Charlewote
2 min readJul 30, 2018

The Irish Poem Chinua Achebe copied Things Fall Apart from

The title of “Things Fall Apart” is taken from the poem “The Second Coming,” which was written by the Irish poet W.B. Yeats. It was written in 1920, after the end f the First World War and during the Irish civil war which followed independence. The poem reflects the violence of the time around him, the bloodshed and dissolution of certainties which the previous years had broughht to Europe.
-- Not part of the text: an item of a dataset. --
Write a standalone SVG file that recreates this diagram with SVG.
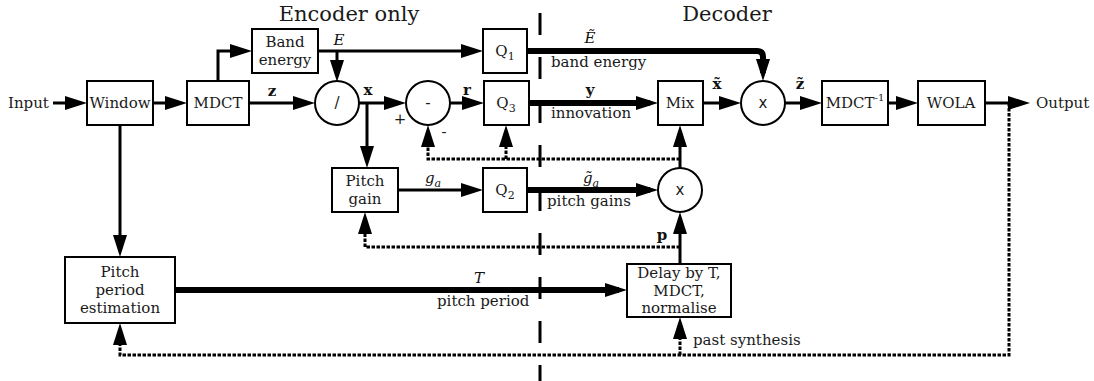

Here’s the poem:

Turning and turning in the widening gyre
The falcon cannot hear the falconer;
Things fall apart; the centre cannot hold;
Mere anarchy is loosed upon the world,
The blood-dimmed tide is loosed, and everywhere
The ceremony of innocence is drowned;
The best lack all conviction, while the worst
Are full of passionate intensity.

Surely some revelation is at hand;
Surely the Second Coming is at hand.
The Second Coming! Hardly are those words out
When a vast image out of Spiritus Mundi
Troubles my sight: somewhere in sands of the desert
A shape with lion body and the head of a man,
A gaze blank and pitiless as the sun,
Is moving its slow thighs, while all about it
Reel shadows of the indignant desert birds.
The darkness drops again; but now I know
That twenty centuries of stony sleep
Were vexed to nightmare by a rocking cradle,
And what rough beast, its hour come round at last,
Slouches towards Bethlehem to be born?

Basically, the poem is apocalyptic. It’s about the end of an age, the coming of something new and terrifying. And that’s basically the theme of the book “Things Fall Apart:” the downfall of the old civilizations of Africa in the face of European colonialism. So yes, implicitly colonialism is World War One. I think we can all guess what we are supposed to read into that.